Sasheer Zamata Uses Comedy to Have the Hard Conversations

Like those on TikTok before her, Sasheer Zamata has become a quarantine roller skater.

Having spent all of lockdown cooped up in the new home she moved into in L.A. right as the pandemic hit, the comedian and actress was looking for new ways to stay active when her best friend and “Best Friends” podcast co-host Nicole Byer called with an idea.

“She bullied me into getting skates,” Zamata says over the phone. “I was resistant at first, I don’t know why, and then I got them and I was like, ‘Oh, this is the best.’”

The duo have taken advantage of the closure of L.A.’s outdoor basketball courts for their skating, and along the way have grown into a small skate crew of people who come out to skate together safely each week.

“It’s nice to learn a skill, and see yourself improve every week, and remind yourself, ‘Oh, it doesn’t take that long to actually learn a new skill,’” Zamata says. “And then you get to hang out with people in a very safe way.

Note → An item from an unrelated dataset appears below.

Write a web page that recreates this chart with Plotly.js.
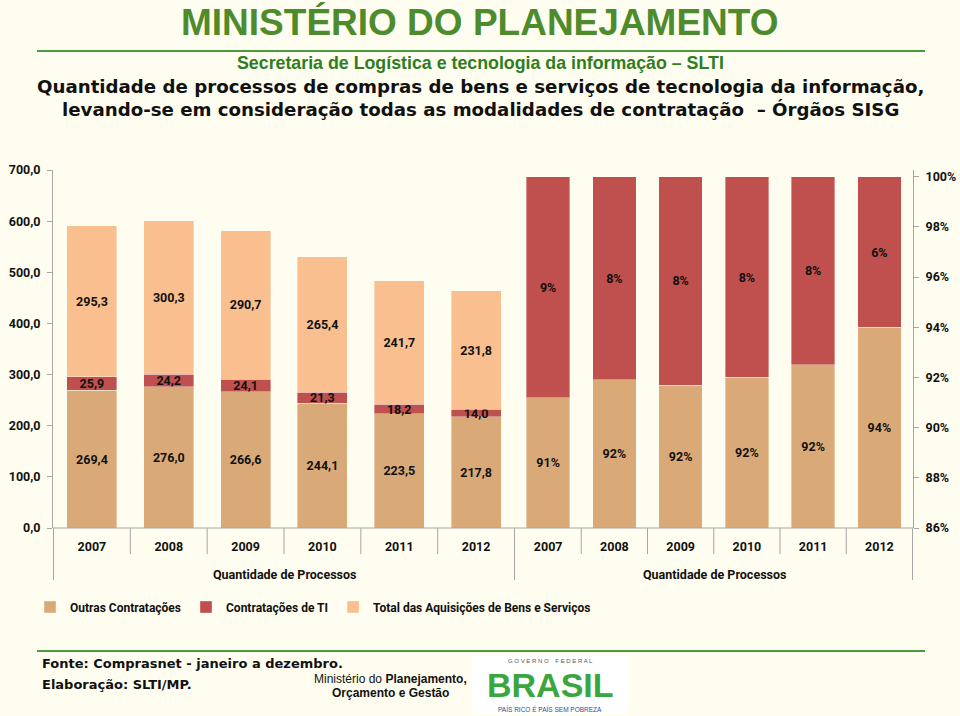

We’re all wearing masks, we’re social distancing, but we’re still in a group together doing this really cool thing. I hope it continues, and hope people keep skating because it is a really fun way to get outside — it’s very easy to stay indoors and to yourself, but you can make new friends by skating, and it’s awesome.”

The roller skating is a nice diversion for Zamata, who was on “Saturday Night Live” from 2014 to 2017, after having to repeatedly postpone shooting her second comedy special and do press for her two new projects, the movie “Spree” and the new Hulu series “Woke,” from the comforts of home.

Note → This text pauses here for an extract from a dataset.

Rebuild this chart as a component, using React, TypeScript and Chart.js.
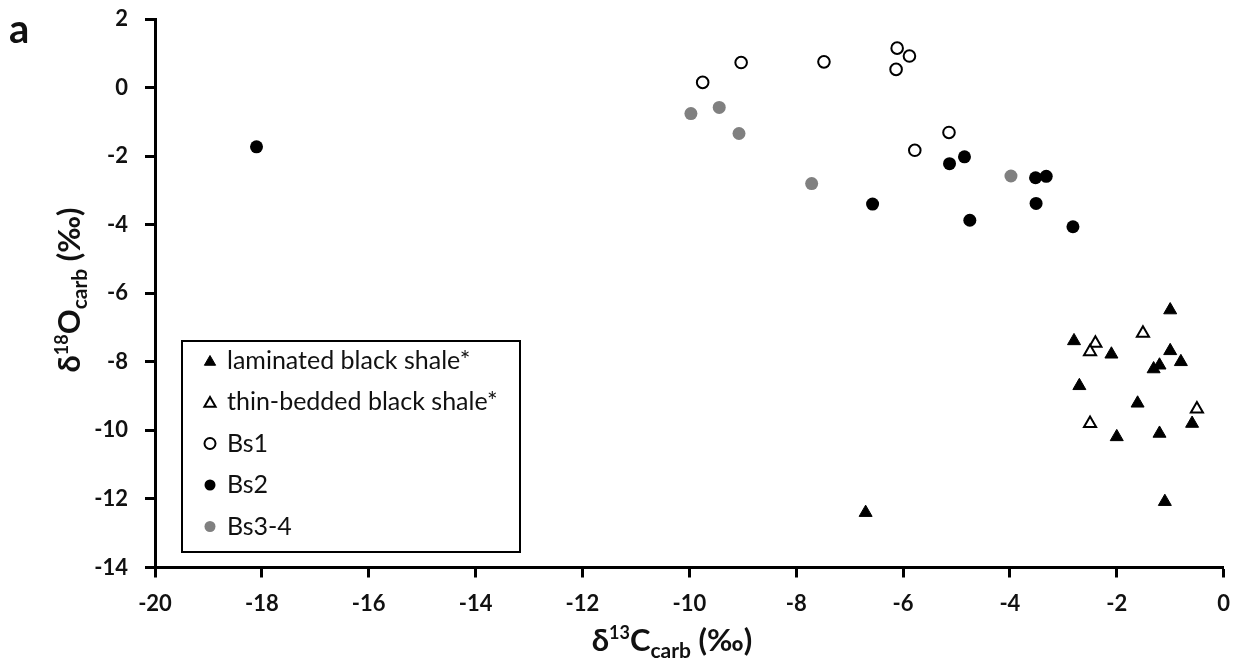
import React, { useEffect, useRef } from "react";
import { Chart, registerables } from "chart.js";
import { drawPoint } from "chart.js/helpers";

Chart.register(...registerables);

// ---- data ----
const laminatedX = [-1.0, -2.8, -2.1, -1.0, -0.8, -1.2, -1.31, -2.7, -1.61, -0.59, -2.0, -1.2, -1.1, -6.7];
const laminatedY = [-6.49, -7.39, -7.78, -7.68, -8.0, -8.1, -8.21, -8.7, -9.21, -9.8, -10.19, -10.09, -12.08, -12.4];

const thinX = [-1.51, -2.4, -2.5, -0.5, -2.5];
const thinY = [-7.17, -7.46, -7.71, -9.38, -9.8];

const bs1X = [-9.75, -9.03, -7.48, -6.11, -5.88, -6.13, -5.14, -5.78];
const bs1Y = [0.15, 0.73, 0.75, 1.15, 0.92, 0.53, -1.31, -1.83];

const bs2X = [-18.1, -6.57, -5.13, -4.85, -3.52, -3.32, -3.51, -4.75, -2.82];
const bs2Y = [-1.73, -3.4, -2.22, -2.02, -2.63, -2.59, -3.38, -3.87, -4.06];

const bs34X = [-9.97, -9.44, -9.07, -7.71, -3.98];
const bs34Y = [-0.76, -0.58, -1.34, -2.8, -2.58];

const seriesLabels = ["laminated black shale*", "thin-bedded black shale*", "Bs1", "Bs2", "Bs3-4"];
const xTicks = [-20, -18, -16, -14, -12, -10, -8, -6, -4, -2, 0];
const yTicks = [2, 0, -2, -4, -6, -8, -10, -12, -14];

const FONT = "Lato";

const toPts = (xs: number[], ys: number[]) => xs.map((x, i) => ({ x, y: ys[i] }));

type Part = { t: string; size: number; dy: number };
const xTitleParts: Part[] = [
  { t: "δ", size: 31, dy: 0 },
  { t: "13", size: 18, dy: -12 },
  { t: "C", size: 31, dy: 0 },
  { t: "carb", size: 21, dy: 7 },
  { t: " (‰)", size: 31, dy: 0 },
];
const yTitleParts: Part[] = [
  { t: "δ", size: 31, dy: 0 },
  { t: "18", size: 18, dy: -12 },
  { t: "O", size: 31, dy: 0 },
  { t: "carb", size: 21, dy: 7 },
  { t: " (‰)", size: 31, dy: 0 },
];

function drawRich(ctx: CanvasRenderingContext2D, parts: Part[], cx: number, cy: number, rot: number) {
  ctx.save();
  ctx.translate(cx, cy);
  ctx.rotate(rot);
  ctx.fillStyle = "#111";
  ctx.textBaseline = "alphabetic";
  ctx.textAlign = "left";
  let total = 0;
  const widths = parts.map((p) => {
    ctx.font = `bold ${p.size}px ${FONT}`;
    const w = ctx.measureText(p.t).width;
    total += w;
    return w;
  });
  let x = -total / 2;
  parts.forEach((p, i) => {
    ctx.font = `bold ${p.size}px ${FONT}`;
    ctx.fillText(p.t, x, p.dy);
    x += widths[i];
  });
  ctx.restore();
}

const textPlugin = {
  id: "customText",
  afterDraw(chart: any) {
    const ctx: CanvasRenderingContext2D = chart.ctx;
    // axis titles
    drawRich(ctx, xTitleParts, 672, 651, 0);
    drawRich(ctx, yTitleParts, 80, 290, -Math.PI / 2);
    // panel label
    ctx.save();
    ctx.fillStyle = "#111";
    ctx.font = `bold 40px ${FONT}`;
    ctx.textBaseline = "alphabetic";
    ctx.fillText("a", 9, 43);
    ctx.restore();

    // legend box
    const bx = 182, by = 341, bw = 338, bh = 211;
    ctx.save();
    ctx.fillStyle = "#fff";
    ctx.fillRect(bx, by, bw, bh);
    ctx.strokeStyle = "#000";
    ctx.lineWidth = 2;
    ctx.strokeRect(bx, by, bw, bh);
    const rows = [360.5, 402, 443.5, 485, 526.5];
    chart.data.datasets.forEach((ds: any, i: number) => {
      const y = rows[i];
      ctx.save();
      ctx.fillStyle = ds.pointBackgroundColor;
      ctx.strokeStyle = ds.pointBorderColor;
      ctx.lineWidth = ds.pointBorderWidth;
      drawPoint(ctx, { pointStyle: ds.pointStyle, radius: ds.pointStyle === "triangle" ? 6.5 : 5.5, borderWidth: ds.pointBorderWidth, rotation: 0 } as any, 210, y + (ds.pointStyle === "triangle" ? 1.5 : 0));
      ctx.restore();
      ctx.fillStyle = "#111";
      ctx.font = `25px ${FONT}`;
      ctx.textBaseline = "middle";
      ctx.fillText(ds.label, 227, y);
    });
    ctx.restore();
  },
};

export default function App() {
  const ref = useRef<HTMLCanvasElement>(null);
  useEffect(() => {
    if (!ref.current) return;
    const chart = new Chart(ref.current, {
      type: "scatter",
      data: {
        datasets: [
          {
            label: seriesLabels[0],
            data: toPts(laminatedX, laminatedY),
            pointStyle: "triangle",
            pointRadius: 7.5,
            pointBackgroundColor: "#000",
            pointBorderColor: "#000",
            pointBorderWidth: 1,
          },
          {
            label: seriesLabels[1],
            data: toPts(thinX, thinY),
            pointStyle: "triangle",
            pointRadius: 7,
            pointBackgroundColor: "#fff",
            pointBorderColor: "#000",
            pointBorderWidth: 2,
          },
          {
            label: seriesLabels[2],
            data: toPts(bs1X, bs1Y),
            pointStyle: "circle",
            pointRadius: 5.8,
            pointBackgroundColor: "#fff",
            pointBorderColor: "#000",
            pointBorderWidth: 2,
          },
          {
            label: seriesLabels[3],
            data: toPts(bs2X, bs2Y),
            pointStyle: "circle",
            pointRadius: 6.5,
            pointBackgroundColor: "#000",
            pointBorderColor: "#000",
            pointBorderWidth: 0,
          },
          {
            label: seriesLabels[4],
            data: toPts(bs34X, bs34Y),
            pointStyle: "circle",
            pointRadius: 6.5,
            pointBackgroundColor: "#808080",
            pointBorderColor: "#808080",
            pointBorderWidth: 0,
          },
        ] as any,
      },
      options: {
        animation: false,
        responsive: false,
        devicePixelRatio: 1,
        layout: { padding: { top: 19, right: 18, bottom: 0, left: 0 } },
        plugins: {
          legend: { display: false },
          tooltip: { enabled: false },
        },
        scales: {
          x: {
            type: "linear",
            min: -20,
            max: 0,
            afterBuildTicks: (s: any) => {
              s.ticks = xTicks.map((v) => ({ value: v }));
            },
            afterFit: (s: any) => {
              s.height = 101.5;
            },
            border: { display: true, color: "#000", width: 3 },
            grid: { drawOnChartArea: false, drawTicks: true, tickLength: 10, tickWidth: 3, tickColor: "#000" },
            ticks: { color: "#111", padding: 13, font: { family: FONT, weight: "bold", size: 22 } },
          },
          y: {
            type: "linear",
            min: -14,
            max: 2,
            afterBuildTicks: (s: any) => {
              s.ticks = yTicks.map((v) => ({ value: v }));
            },
            afterFit: (s: any) => {
              s.width = 155;
              s.paddingTop = 0;
              s.paddingBottom = 0;
            },
            border: { display: true, color: "#000", width: 3 },
            grid: { drawOnChartArea: false, drawTicks: true, tickLength: 10, tickWidth: 3, tickColor: "#000" },
            ticks: { color: "#111", padding: 17, font: { family: FONT, weight: "bold", size: 22 } },
          },
        },
      } as any,
      plugins: [textPlugin],
    });
    return () => chart.destroy();
  }, []);
  return (
    <div style={{ position: "fixed", left: 0, top: 0, width: 1243, height: 669, background: "#fff" }}>
      <canvas ref={ref} width={1243} height={669} />
    </div>
  );
}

She and Byer have continued their “Best Friends” podcast throughout lockdown, connecting each week over Zoom.

“It was interesting because when the quarantine started we stopped having things to talk about. Usually we’re talking about the things that we’re doing, places we’re traveling to. We transitioned to, ‘What are you watching now?’” Zamata says. “But now that this is becoming our ‘new normal,’ I think it’s easier for us to figure out how to talk about it. I do hear a lot of people saying things like, ‘This is making me feel normal,’ because I think we provide an environment where it feels like you’re just talking to us. Our show is very casual and free-flowing. So it really is a conversation, and I think when people hear that in their headphones or put it on their speaker, it feels like they’re hanging out with their friends. And that’s not necessarily a thing that we can do easily right now, so I think it’s helping some people feel a little more social than they would normally.”

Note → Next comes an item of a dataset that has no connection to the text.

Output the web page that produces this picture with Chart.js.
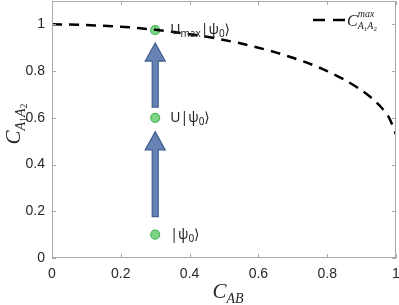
<!DOCTYPE html>
<html>
<head>
<meta charset="utf-8">
<script src="https://cdn.jsdelivr.net/npm/chart.js@4.4.0/dist/chart.umd.min.js"></script>
<style>
  html, body { margin: 0; padding: 0; background: #fff; }
  #wrap { width: 399px; height: 305px; }
</style>
</head>
<body>
<div id="wrap"><canvas id="chart"></canvas></div>
<script>
'use strict';

// dashed curve C_A1A2^max against C_AB
const curveX = [0, 0.05, 0.1, 0.15, 0.2, 0.25, 0.3, 0.35, 0.4, 0.45, 0.5, 0.55, 0.6, 0.65, 0.7, 0.75, 0.8, 0.85, 0.9, 0.93, 0.96, 0.98, 1.0];
const curveY = [1.0, 0.999, 0.997, 0.994, 0.99, 0.984, 0.977, 0.968, 0.958, 0.947, 0.933, 0.918, 0.9, 0.88, 0.857, 0.831, 0.8, 0.763, 0.718, 0.684, 0.64, 0.6, 0.53];

// the three states
const stateX = [0.3, 0.3, 0.3];
const stateY = [0.1, 0.6, 0.975];
const stateLabels = ['|ψ_{0}⟩', 'U|ψ_{0}⟩', 'U_{max}|ψ_{0}⟩'];

// arrows between states
const arrowX = [0.3, 0.3];
const arrowFrom = [0.177, 0.646];
const arrowTo = [0.54, 0.92];

const xTicks = [0, 0.2, 0.4, 0.6, 0.8, 1];
const yTicks = [0, 0.2, 0.4, 0.6, 0.8, 1];

const textColor = '#262626';
const boxColor = '#a8a8a8';
const serif = '"Liberation Serif", "DejaVu Serif", serif';
const sans = '"Noto Sans", "DejaVu Sans", sans-serif';

let canvasElem = document.getElementById('chart');

// draw pieces [text, size, shift, italic]; returns width
function drawPieces(ctx, pieces, x, y, family, measureOnly) {
  let cx = x;
  for (const p of pieces) {
    ctx.font = (p[3] ? 'italic ' : '') + p[1] + 'px ' + family;
    if (!measureOnly) ctx.fillText(p[0], cx, y + p[2]);
    cx += ctx.measureText(p[0]).width;
  }
  return cx - x;
}

// '|ψ_{0}⟩' -> pieces
function labelPieces(str) {
  const out = [];
  const parts = str.split(/(_\{[^}]*\})/);
  for (const s of parts) {
    if (!s) continue;
    if (s.startsWith('_{')) out.push([s.slice(2, -1), 10, 3, false]);
    else out.push([s, 14, 0, false]);
  }
  return out;
}

function noPad(s) {
  s.paddingLeft = 0; s.paddingRight = 0; s.paddingTop = 0; s.paddingBottom = 0;
}

const framePlugin = {
  id: 'frame',
  beforeDatasetsDraw(chart) {
    const ctx = chart.ctx;
    const xs = chart.scales.x;
    const ys = chart.scales.y;
    ctx.save();
    // arrows
    for (let i = 0; i < arrowX.length; i++) {
      const px = xs.getPixelForValue(arrowX[i]);
      const y0 = ys.getPixelForValue(arrowFrom[i]);
      const y1 = ys.getPixelForValue(arrowTo[i]);
      const headH = 18, headW = 10, shaftW = 3;
      ctx.beginPath();
      ctx.moveTo(px - shaftW, y0);
      ctx.lineTo(px - shaftW, y1 + headH);
      ctx.lineTo(px - headW, y1 + headH);
      ctx.lineTo(px, y1);
      ctx.lineTo(px + headW, y1 + headH);
      ctx.lineTo(px + shaftW, y1 + headH);
      ctx.lineTo(px + shaftW, y0);
      ctx.closePath();
      ctx.fillStyle = '#6683b3';
      ctx.strokeStyle = '#3f5d8f';
      ctx.lineWidth = 1.2;
      ctx.fill();
      ctx.stroke();
    }
    ctx.restore();
  },
  afterDraw(chart) {
    const ctx = chart.ctx;
    const a = chart.chartArea;
    const xs = chart.scales.x;
    const ys = chart.scales.y;
    ctx.save();
    // box and inward ticks
    ctx.strokeStyle = boxColor;
    ctx.lineWidth = 1;
    ctx.strokeRect(a.left + 0.5, a.top + 0.5, a.right - a.left - 1, a.bottom - a.top - 1);
    ctx.beginPath();
    for (const v of xTicks) {
      const p = Math.round(xs.getPixelForValue(v)) + 0.5;
      ctx.moveTo(p, a.bottom); ctx.lineTo(p, a.bottom - 4);
      ctx.moveTo(p, a.top); ctx.lineTo(p, a.top + 4);
    }
    for (const v of yTicks) {
      const p = Math.round(ys.getPixelForValue(v)) + 0.5;
      ctx.moveTo(a.left, p); ctx.lineTo(a.left + 4, p);
      ctx.moveTo(a.right, p); ctx.lineTo(a.right - 4, p);
    }
    ctx.stroke();

    ctx.fillStyle = textColor;
    ctx.textBaseline = 'alphabetic';
    ctx.textAlign = 'left';

    // state labels
    for (let i = 0; i < stateX.length; i++) {
      const px = xs.getPixelForValue(stateX[i]);
      const py = ys.getPixelForValue(stateY[i]);
      drawPieces(ctx, labelPieces(stateLabels[i]), px + 15, py + 4, sans);
    }

    // x axis title
    const xt = [['C', 21, 0, true], ['AB', 14, 5, true]];
    const xw = drawPieces(ctx, xt, 0, 0, serif, true);
    drawPieces(ctx, xt, (a.left + a.right) / 2 + 4 - xw / 2, 298, serif);

    // y axis title
    const yt = [['C', 21, 0, true], ['A', 14, 5, true], ['1', 10, 7, false], ['A', 14, 5, true], ['2', 10, 7, false]];
    const yw = drawPieces(ctx, yt, 0, 0, serif, true);
    ctx.save();
    ctx.translate(20, 124);
    ctx.rotate(-Math.PI / 2);
    drawPieces(ctx, yt, -yw / 2, 0, serif);
    ctx.restore();

    // legend
    ctx.strokeStyle = '#000';
    ctx.lineWidth = 2.5;
    ctx.setLineDash([12, 8]);
    ctx.beginPath();
    ctx.moveTo(313, 20); ctx.lineTo(345, 20);
    ctx.stroke();
    ctx.setLineDash([]);
    const lx = 347;
    const cw = drawPieces(ctx, [['C', 16, 0, true]], lx, 26, serif);
    drawPieces(ctx, [['max', 10, 0, true]], lx + cw, 17, serif);
    drawPieces(ctx, [['A', 10, 0, true], ['1', 7, 2, false], ['A', 10, 0, true], ['2', 7, 2, false]], lx + cw, 29, serif);
    ctx.restore();
  }
};

function fmt(v) {
  return String(Number(v.toFixed(1)));
}

function renderChart() {
  const data = {
    datasets: [
      {
        label: 'C max',
        data: curveX.map((x, i) => ({ x: x, y: curveY[i] })),
        showLine: true,
        borderColor: '#000',
        borderWidth: 2.5,
        borderDash: [10, 7],
        pointRadius: 0,
        tension: 0.3,
        fill: false
      },
      {
        label: 'states',
        data: stateX.map((x, i) => ({ x: x, y: stateY[i] })),
        pointRadius: 4.5,
        pointBackgroundColor: 'rgba(102, 204, 112, 0.85)',
        pointBorderColor: '#4fb55c',
        pointBorderWidth: 1.2
      }
    ]
  };
  let config = {
    type: 'scatter',
    data: data,
    options: {
      responsive: true,
      maintainAspectRatio: false,
      animation: false,
      layout: { autoPadding: false, padding: { top: 1, right: 3, left: 0, bottom: 0 } },
      plugins: { legend: { display: false }, tooltip: { enabled: false } },
      scales: {
        x: {
          type: 'linear',
          min: 0,
          max: 1,
          afterBuildTicks: (s) => { s.ticks = xTicks.map(v => ({ value: v })); },
          afterFit: (s) => { s.height = 47; noPad(s); },
          grid: { display: false, drawTicks: false },
          border: { display: false },
          ticks: { padding: 8, color: textColor, font: { family: 'Liberation Sans', size: 14 }, maxRotation: 0, callback: fmt }
        },
        y: {
          type: 'linear',
          min: 0,
          max: 1.1,
          afterBuildTicks: (s) => { s.ticks = yTicks.map(v => ({ value: v })); },
          afterFit: (s) => { s.width = 52; noPad(s); },
          grid: { display: false, drawTicks: false },
          border: { display: false },
          ticks: { padding: 7, color: textColor, font: { family: 'Liberation Sans', size: 14 }, callback: fmt }
        }
      }
    },
    plugins: [framePlugin]
  };
  let myChart = new Chart(canvasElem, config);
}

renderChart();
</script>
</body>
</html>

Zamata, who was born in Japan due to her father’s career in the military and raised in Indianapolis, got involved in Hulu’s new series “Woke” as production on the series was already underway. The show follows a Black cartoonist, played by Lamorne Morris, who experiences racially targeted police brutality while hanging up flyers for his comics and as a result can hear inanimate objects speak, leading him on a journey to “wokeness.” Zamata’s character was written as someone already “woke,” who is introduced to help Morris’ character “come to the woke side, essentially,” she says.

“I think it’s extremely timely because we’re at a moment where people are willing to talk about race more, and their perception of race, and unlearn some behaviors or blind spots they may have had,” Zamata says. “And this show, I mean it starts with the main character getting aggressively stopped and frisked on the street by police, and the rest of the series deals with him processing his trauma. I don’t think we really see that much in mainstream shows where we talk about the trauma that lasts after an extreme racial event. I hope people watch this and it gets added to the conversation that we’re already having. And I think comedy is a great tool to use to get people to let their guard down a bit, and it’s easier for people to digest new information if they’re laughing as well.”

Zamata says that while there hasn’t been much to laugh at so far in 2020, she sees comedy as an approachable medium through which to have more weighted conversations and deal with trauma and crisis.

“It’s easier for people to quote jokes more than what they read or what they learn from a TED Talk or something. They’re like, ‘my favorite comedian is this Black artist, and they’re talking about their life, and I guess now I should probably consider what their life is like,’” she says. “And it seems like that would be a no-brainer, but for some reason it isn’t. I think comedy does help bring people together to think about things more, and do it in a way that doesn’t beat you over the head with it.”